Libya was also subjected to another attack, the full details of which are yet to be revealed. However, the Libyan faction that attempted a coup against the revolution has been defeated, even if it not yet totally effaced, and Libyans wait to see if the 3 July coup regime in Egypt will intervene militarily in their country, which is already overburdened by external interference. Despite transition processes in other Arab revolution countries proceeding slowly, it seems clear that the counterrevolutionary forces will not succeed in replicating the July 2013 Egyptian experience. Even in Egypt, people are still taking to the streets, the dream of stability remains distant, and it is uncertain that the economic decline will not lead to total economic meltdown. The Syrian revolution has successfully slowed the progress of the regime’s forces and its sectarian allies, while the same sectarian camp finds itself helpless in the face of the challenges it created in Iraq. The attempt to isolate Qatar within the Gulf collective has failed, and those that attempted to isolate it themselves face isolation.
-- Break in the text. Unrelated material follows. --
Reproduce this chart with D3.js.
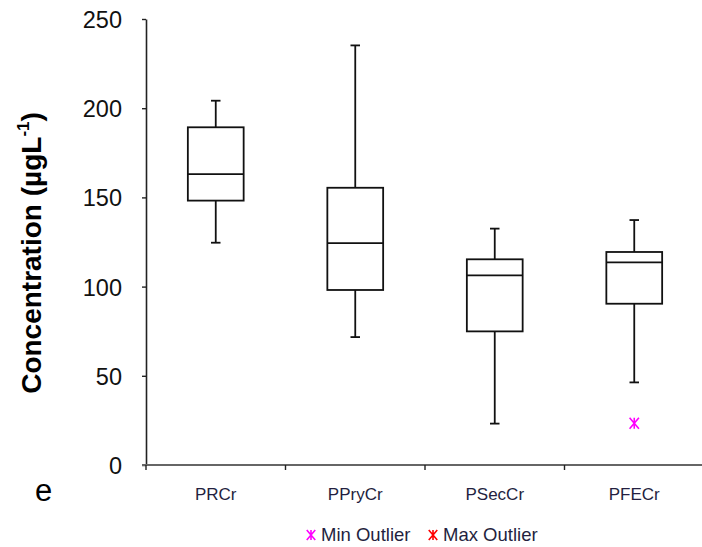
<!DOCTYPE html>
<html>
<head>
<meta charset="utf-8">
<script src="https://cdn.jsdelivr.net/npm/d3@7"></script>
<style>
  html, body { margin: 0; padding: 0; background: #fff; }
  svg { display: block; font-family: "Liberation Sans", Arial, sans-serif; }
</style>
</head>
<body>
<svg id="chart" width="702" height="547"></svg>
<script>
// ---- Data ----
const categories = ["PRCr", "PPryCr", "PSecCr", "PFECr"];
const whiskerMin = [124.6, 71.7, 23.2, 46.3];
const q1 = [148.2, 98.1, 74.9, 90.4];
const median = [163.1, 124.4, 106.3, 113.6];
const q3 = [189.3, 155.4, 115.3, 119.4];
const whiskerMax = [204.2, 235.2, 132.5, 137.3];
const minOutlier = [null, null, null, 23.4];
const yTicks = [0, 50, 100, 150, 200, 250];
const legendItems = ["Min Outlier", "Max Outlier"];
const legendColors = ["#ff00ff", "#ff0000"];

const boxes = categories.map((c, i) => ({
  cat: c, lo: whiskerMin[i], q1: q1[i], med: median[i], q3: q3[i], hi: whiskerMax[i], out: minOutlier[i]
}));

const svg = d3.select("#chart");

const x = d3.scaleBand().domain(categories).range([146, 704]).paddingInner(0).paddingOuter(0);
const y = d3.scaleLinear().domain([0, 250]).range([465, 19]);

// Y axis
const yAxis = svg.append("g").attr("transform", "translate(146,0)")
  .call(d3.axisLeft(y).tickValues(yTicks).tickSize(4).tickPadding(20).tickSizeOuter(0));
yAxis.select(".domain").attr("stroke", "#222").attr("stroke-width", 1.6);
yAxis.selectAll(".tick line").attr("stroke", "#222").attr("stroke-width", 1.4);
yAxis.selectAll(".tick text").attr("font-size", 23.5).attr("fill", "#111")
  .attr("font-family", "Liberation Sans, Arial, sans-serif").attr("dy", "0.36em");

// X axis
const xAxis = svg.append("g").attr("transform", "translate(0,465)")
  .call(d3.axisBottom(x).tickSize(0).tickPadding(20).tickSizeOuter(0));
xAxis.select(".domain").remove();
svg.append("line").attr("x1", 142).attr("x2", 702).attr("y1", 465).attr("y2", 465)
  .attr("stroke", "#666").attr("stroke-width", 2);
// tick marks at band boundaries
svg.append("g").selectAll("line").data(categories).join("line")
  .attr("x1", d => x(d)).attr("x2", d => x(d))
  .attr("y1", 465).attr("y2", 470).attr("stroke", "#222").attr("stroke-width", 1.4);
xAxis.selectAll(".tick text").attr("font-size", 17).attr("fill", "#241f40")
  .attr("font-family", "Liberation Sans, Arial, sans-serif")
  .attr("dy", "0em").attr("y", 35);

// Boxes
const bw = x.bandwidth() * 0.4;
const capW = 9.5;
const g = svg.append("g").attr("stroke", "#111").attr("stroke-width", 1.8).attr("fill", "none");
boxes.forEach(b => {
  const cx = x(b.cat) + x.bandwidth() / 2;
  g.append("line").attr("x1", cx).attr("x2", cx).attr("y1", y(b.hi)).attr("y2", y(b.q3));
  g.append("line").attr("x1", cx).attr("x2", cx).attr("y1", y(b.q1)).attr("y2", y(b.lo));
  g.append("line").attr("x1", cx - capW / 2).attr("x2", cx + capW / 2).attr("y1", y(b.hi)).attr("y2", y(b.hi));
  g.append("line").attr("x1", cx - capW / 2).attr("x2", cx + capW / 2).attr("y1", y(b.lo)).attr("y2", y(b.lo));
  g.append("rect").attr("x", cx - bw / 2).attr("y", y(b.q3)).attr("width", bw)
    .attr("height", y(b.q1) - y(b.q3)).attr("fill", "#fff");
  g.append("line").attr("x1", cx - bw / 2).attr("x2", cx + bw / 2).attr("y1", y(b.med)).attr("y2", y(b.med));
});

// Asterisk marker
function star(sel, cx, cy, r, color) {
  const w = r * 0.85;
  const p = `M${cx - w},${cy - r}L${cx + w},${cy + r}M${cx + w},${cy - r}L${cx - w},${cy + r}M${cx},${cy - r}L${cx},${cy + r}`;
  sel.append("path").attr("d", p).attr("stroke", color).attr("stroke-width", 1.6).attr("fill", "none");
}
const outG = svg.append("g");
boxes.forEach(b => {
  if (b.out != null) star(outG, x(b.cat) + x.bandwidth() / 2, y(b.out), 5.5, legendColors[0]);
});

// Y label
const yl = svg.append("text").attr("transform", "translate(41,253) rotate(-90)")
  .attr("text-anchor", "middle").attr("font-size", 28).attr("font-weight", "bold").attr("fill", "#000");
yl.append("tspan").text("Concentration (µgL");
yl.append("tspan").attr("font-size", 17).attr("dy", -12).text("-1");
yl.append("tspan").attr("dy", 12).text(")");

// panel letter
svg.append("text").attr("x", 35).attr("y", 501).attr("font-size", 31).attr("fill", "#000").text("e");

// Legend
const legX = [311, 433];
legendItems.forEach((t, i) => {
  star(svg, legX[i], 535, 5, legendColors[i]);
  svg.append("text").attr("x", legX[i] + 10).attr("y", 541).attr("font-size", 18.5)
    .attr("fill", "#241f40").text(t);
});
</script>
</body>
</html>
Similarly, the delusion of intervention in Turkish affairs has dissipated, and those who have been wishing for Prime Minister Recep Tayyip Erdogan’s speedy exit from the political sphere have to live with the prospect of his presidency for the next ten years.

No place on the globe compares with the Arab world in its cultural and historical cohesion, or in its political divisions. In spite of the similarities in the general patterns of modern popular revolutions, there are indications that the Arabs are creating a unique paradigm, and that the intense struggle for the Arab soul and the future of its people will continue for a while. Attempts to overthrow revolutionary movements and to subvert the will of the people have sometimes been successful, and sometimes not. One cannot, therefore, be certain about when this movement will reach its desired destination; what is certain, however, is that the movement of history and the prospects of change have returned to the path they had been deviated from.